Auteur de la section : Danielle J. Navarro and David R. Foxcroft

What is a linear regression model?

Stripped to its bare essentials, linear regression models are basically a fancier version of the Pearson correlation (section Correlations), but they are much more powerful tools. We will return to the parenthood data set that we were using to illustrate how correlations work. Recall that, in this data set we were trying to find out why Danielle is so very grumpy all the time and our working hypothesis was that I am not getting enough sleep. We drew some scatterplots to help us examine the relationship between the amount of sleep I get and my grumpiness the following day, as in Fig. 132, and as we saw previously this corresponds to a correlation of r = -0.90, but what we find ourselves secretly imagining is something that looks closer to Fig. 134 (a). That is, we mentally draw a straight line through the middle of the data. In statistics, this line that we are drawing is called a regression line. Notice that, since we are not idiots, the regression line goes through the middle of the data. We do not find ourselves imagining anything like the rather silly plot shown in Fig. 134 (b).

Best and poor choice of regression line — Fig. 134 Panel (a) shows the scatterplot of `dani.sleep` and `dani.grump` from Fig. 132 with the best fitting regression line drawn over the top. Not surprisingly, the line goes through the middle of the data. In contrast, panel (b) shows the same data, but with a very poor choice of regression line drawn over the top.

This is not highly surprising. The line that I have drawn in Fig. 134 (panel b) does not “fit” the data very well, so it does not make a lot of sense to propose it as a way of summarising the data, right? This is a very simple observation to make, but it turns out to be very powerful when we start trying to wrap just a little bit of maths around it. To do so, let us start with a refresher of some high school maths. The formula for a straight line is usually written like this:

y = a + bx

The two variables are x and y, and we have two coefficients, a and b.[1] The coefficient a represents the y-intercept of the line, and coefficient b represents the slope of the line. The intercept is interpreted as “the value of y that you get when x = 0”. Similarly, a slope of b means that if you increase the x-value by 1 unit, then the y-value goes up by b units, and a negative slope means that the y-value would go down rather than up. If Y is the outcome variable (the DV) and X is the predictor variable (the IV), then the formula that describes our regression is written like this:

Ŷ_i = b₀ + b₁ X_i

It looks like the same formula, but there is some extra frilly bits in this version. Let us make sure we understand them. Firstly, notice that I have written X_i and Y_i rather than just plain old X and Y. This is because we want to remember that we are dealing with actual data. In this equation, X_i is the value of predictor variable for the ith observation (i.e., the number of hours of sleep that I got on day i of my little study), and Y_i is the corresponding value of the outcome variable (i.e., my grumpiness on that day). And although I have not said so explicitly in the equation, what we are assuming is that this formula works for all observations in the data set (i.e., for all i). Secondly, notice that I wrote Ŷ_i and not Y_i. This is because we want to make the distinction between the actual data Y_i, and the estimate Ŷ_i (i.e., the prediction that our regression line is making). Thirdly, I changed the letters used to describe the coefficients from a and b to b₀ and b₁. That is just the way that statisticians like to refer to the coefficients in a regression model. I have no idea why they chose b, but that is what they did. In any case b₀ always refers to the intercept term, and b₁ refers to the slope.

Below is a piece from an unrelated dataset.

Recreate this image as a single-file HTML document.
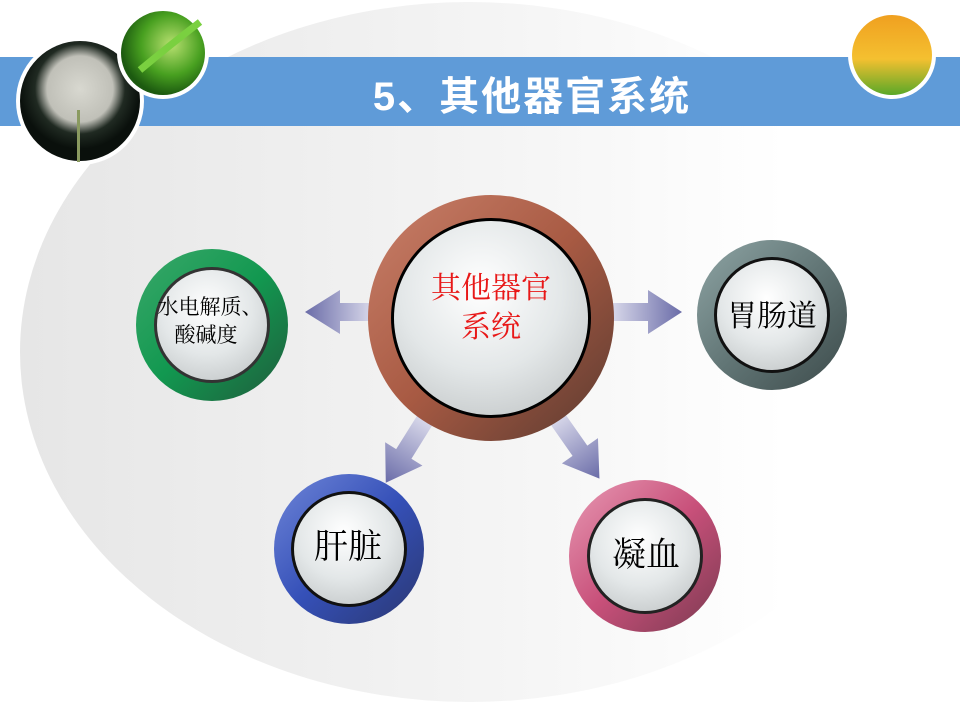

Next, I can not help but notice that, regardless of whether we are talking about the good regression line or the bad one, the data do not fall perfectly on the line. Or, to say it another way, the data Y_i are not identical to the predictions of the regression model Ŷ_i. Since statisticians love to attach letters, names and numbers to everything, let us refer to the difference between the model prediction and that actual data point as a residual, and we will refer to it as ε_i.[2] Written using mathematics, the residuals are defined as:

ε_i = Y_i - Ŷ_i

This, in turn, means that we can write down the complete linear regression model as:

Y_i = b₀ + b₁ X_i + ε_i